▸ Exercise aim: Write out the entire listing below exactly, with the pictures left out.
--
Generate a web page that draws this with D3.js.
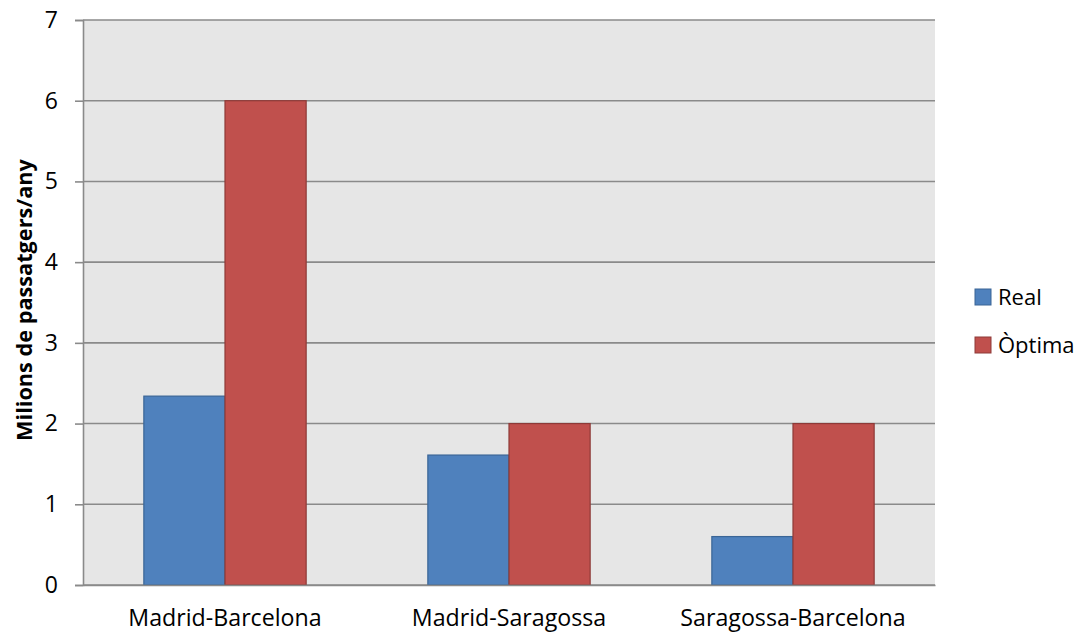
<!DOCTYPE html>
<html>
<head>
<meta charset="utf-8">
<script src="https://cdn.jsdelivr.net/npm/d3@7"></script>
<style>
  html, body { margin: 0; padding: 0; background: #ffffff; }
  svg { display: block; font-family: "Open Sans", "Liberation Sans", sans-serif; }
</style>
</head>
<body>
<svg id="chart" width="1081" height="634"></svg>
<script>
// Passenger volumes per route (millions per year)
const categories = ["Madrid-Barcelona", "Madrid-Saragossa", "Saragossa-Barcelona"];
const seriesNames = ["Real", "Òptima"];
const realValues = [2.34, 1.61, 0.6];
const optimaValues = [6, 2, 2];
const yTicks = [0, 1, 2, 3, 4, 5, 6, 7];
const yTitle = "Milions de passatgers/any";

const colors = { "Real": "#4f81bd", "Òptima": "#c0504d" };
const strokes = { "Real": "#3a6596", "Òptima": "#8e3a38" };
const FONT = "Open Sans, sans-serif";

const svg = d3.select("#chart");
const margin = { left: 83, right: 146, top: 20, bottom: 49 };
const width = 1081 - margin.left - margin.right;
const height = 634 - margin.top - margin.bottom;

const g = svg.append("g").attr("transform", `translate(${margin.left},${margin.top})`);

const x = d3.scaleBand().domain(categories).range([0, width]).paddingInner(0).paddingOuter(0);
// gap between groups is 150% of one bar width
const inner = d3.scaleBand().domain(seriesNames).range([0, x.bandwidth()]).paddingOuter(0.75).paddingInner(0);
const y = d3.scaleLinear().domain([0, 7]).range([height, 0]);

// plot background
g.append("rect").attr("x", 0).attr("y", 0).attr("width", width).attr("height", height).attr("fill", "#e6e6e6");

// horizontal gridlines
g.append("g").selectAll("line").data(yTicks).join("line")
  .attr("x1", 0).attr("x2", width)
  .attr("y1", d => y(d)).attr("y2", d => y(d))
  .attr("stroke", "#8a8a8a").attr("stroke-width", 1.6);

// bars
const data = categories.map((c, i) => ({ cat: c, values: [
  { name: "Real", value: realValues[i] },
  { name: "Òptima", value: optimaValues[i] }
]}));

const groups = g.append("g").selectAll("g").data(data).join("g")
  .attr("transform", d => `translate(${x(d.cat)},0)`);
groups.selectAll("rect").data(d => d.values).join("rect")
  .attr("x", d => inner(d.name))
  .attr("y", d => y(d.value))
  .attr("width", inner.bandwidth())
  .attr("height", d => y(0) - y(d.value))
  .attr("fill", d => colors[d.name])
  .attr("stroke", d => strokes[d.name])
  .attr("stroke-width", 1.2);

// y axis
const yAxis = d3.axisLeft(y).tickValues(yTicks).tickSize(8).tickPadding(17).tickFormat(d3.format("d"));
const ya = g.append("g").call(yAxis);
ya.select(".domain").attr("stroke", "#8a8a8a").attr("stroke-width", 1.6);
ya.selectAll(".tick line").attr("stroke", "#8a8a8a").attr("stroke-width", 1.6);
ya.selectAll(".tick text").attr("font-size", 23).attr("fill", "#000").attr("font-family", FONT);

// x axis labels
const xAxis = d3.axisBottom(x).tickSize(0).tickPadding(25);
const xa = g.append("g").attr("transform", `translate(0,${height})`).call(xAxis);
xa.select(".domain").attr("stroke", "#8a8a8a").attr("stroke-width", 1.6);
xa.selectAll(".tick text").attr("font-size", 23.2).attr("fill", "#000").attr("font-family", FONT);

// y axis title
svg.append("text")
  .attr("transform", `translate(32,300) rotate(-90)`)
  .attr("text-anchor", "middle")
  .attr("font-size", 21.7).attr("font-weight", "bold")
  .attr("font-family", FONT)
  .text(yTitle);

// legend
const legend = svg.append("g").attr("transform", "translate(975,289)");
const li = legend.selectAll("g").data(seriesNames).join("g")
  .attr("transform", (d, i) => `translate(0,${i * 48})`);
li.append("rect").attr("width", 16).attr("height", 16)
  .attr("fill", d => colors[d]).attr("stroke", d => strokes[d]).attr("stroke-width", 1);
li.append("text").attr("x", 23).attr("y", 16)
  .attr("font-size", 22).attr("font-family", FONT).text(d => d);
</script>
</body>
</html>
--
▸ The reply:
Generate a web page that draws this with D3.js.
<!DOCTYPE html>
<html>
<head>
<meta charset="utf-8">
<script src="https://cdn.jsdelivr.net/npm/d3@7"></script>
<style>
  html, body { margin: 0; padding: 0; background: #ffffff; }
  svg { display: block; font-family: "Open Sans", "Liberation Sans", sans-serif; }
</style>
</head>
<body>
<svg id="chart" width="1081" height="634"></svg>
<script>
// Passenger volumes per route (millions per year)
const categories = ["Madrid-Barcelona", "Madrid-Saragossa", "Saragossa-Barcelona"];
const seriesNames = ["Real", "Òptima"];
const realValues = [2.34, 1.61, 0.6];
const optimaValues = [6, 2, 2];
const yTicks = [0, 1, 2, 3, 4, 5, 6, 7];
const yTitle = "Milions de passatgers/any";

const colors = { "Real": "#4f81bd", "Òptima": "#c0504d" };
const strokes = { "Real": "#3a6596", "Òptima": "#8e3a38" };
const FONT = "Open Sans, sans-serif";

const svg = d3.select("#chart");
const margin = { left: 83, right: 146, top: 20, bottom: 49 };
const width = 1081 - margin.left - margin.right;
const height = 634 - margin.top - margin.bottom;

const g = svg.append("g").attr("transform", `translate(${margin.left},${margin.top})`);

const x = d3.scaleBand().domain(categories).range([0, width]).paddingInner(0).paddingOuter(0);
// gap between groups is 150% of one bar width
const inner = d3.scaleBand().domain(seriesNames).range([0, x.bandwidth()]).paddingOuter(0.75).paddingInner(0);
const y = d3.scaleLinear().domain([0, 7]).range([height, 0]);

// plot background
g.append("rect").attr("x", 0).attr("y", 0).attr("width", width).attr("height", height).attr("fill", "#e6e6e6");

// horizontal gridlines
g.append("g").selectAll("line").data(yTicks).join("line")
  .attr("x1", 0).attr("x2", width)
  .attr("y1", d => y(d)).attr("y2", d => y(d))
  .attr("stroke", "#8a8a8a").attr("stroke-width", 1.6);

// bars
const data = categories.map((c, i) => ({ cat: c, values: [
  { name: "Real", value: realValues[i] },
  { name: "Òptima", value: optimaValues[i] }
]}));

const groups = g.append("g").selectAll("g").data(data).join("g")
  .attr("transform", d => `translate(${x(d.cat)},0)`);
groups.selectAll("rect").data(d => d.values).join("rect")
  .attr("x", d => inner(d.name))
  .attr("y", d => y(d.value))
  .attr("width", inner.bandwidth())
  .attr("height", d => y(0) - y(d.value))
  .attr("fill", d => colors[d.name])
  .attr("stroke", d => strokes[d.name])
  .attr("stroke-width", 1.2);

// y axis
const yAxis = d3.axisLeft(y).tickValues(yTicks).tickSize(8).tickPadding(17).tickFormat(d3.format("d"));
const ya = g.append("g").call(yAxis);
ya.select(".domain").attr("stroke", "#8a8a8a").attr("stroke-width", 1.6);
ya.selectAll(".tick line").attr("stroke", "#8a8a8a").attr("stroke-width", 1.6);
ya.selectAll(".tick text").attr("font-size", 23).attr("fill", "#000").attr("font-family", FONT);

// x axis labels
const xAxis = d3.axisBottom(x).tickSize(0).tickPadding(25);
const xa = g.append("g").attr("transform", `translate(0,${height})`).call(xAxis);
xa.select(".domain").attr("stroke", "#8a8a8a").attr("stroke-width", 1.6);
xa.selectAll(".tick text").attr("font-size", 23.2).attr("fill", "#000").attr("font-family", FONT);

// y axis title
svg.append("text")
  .attr("transform", `translate(32,300) rotate(-90)`)
  .attr("text-anchor", "middle")
  .attr("font-size", 21.7).attr("font-weight", "bold")
  .attr("font-family", FONT)
  .text(yTitle);

// legend
const legend = svg.append("g").attr("transform", "translate(975,289)");
const li = legend.selectAll("g").data(seriesNames).join("g")
  .attr("transform", (d, i) => `translate(0,${i * 48})`);
li.append("rect").attr("width", 16).attr("height", 16)
  .attr("fill", d => colors[d]).attr("stroke", d => strokes[d]).attr("stroke-width", 1);
li.append("text").attr("x", 23).attr("y", 16)
  .attr("font-size", 22).attr("font-family", FONT).text(d => d);
</script>
</body>
</html>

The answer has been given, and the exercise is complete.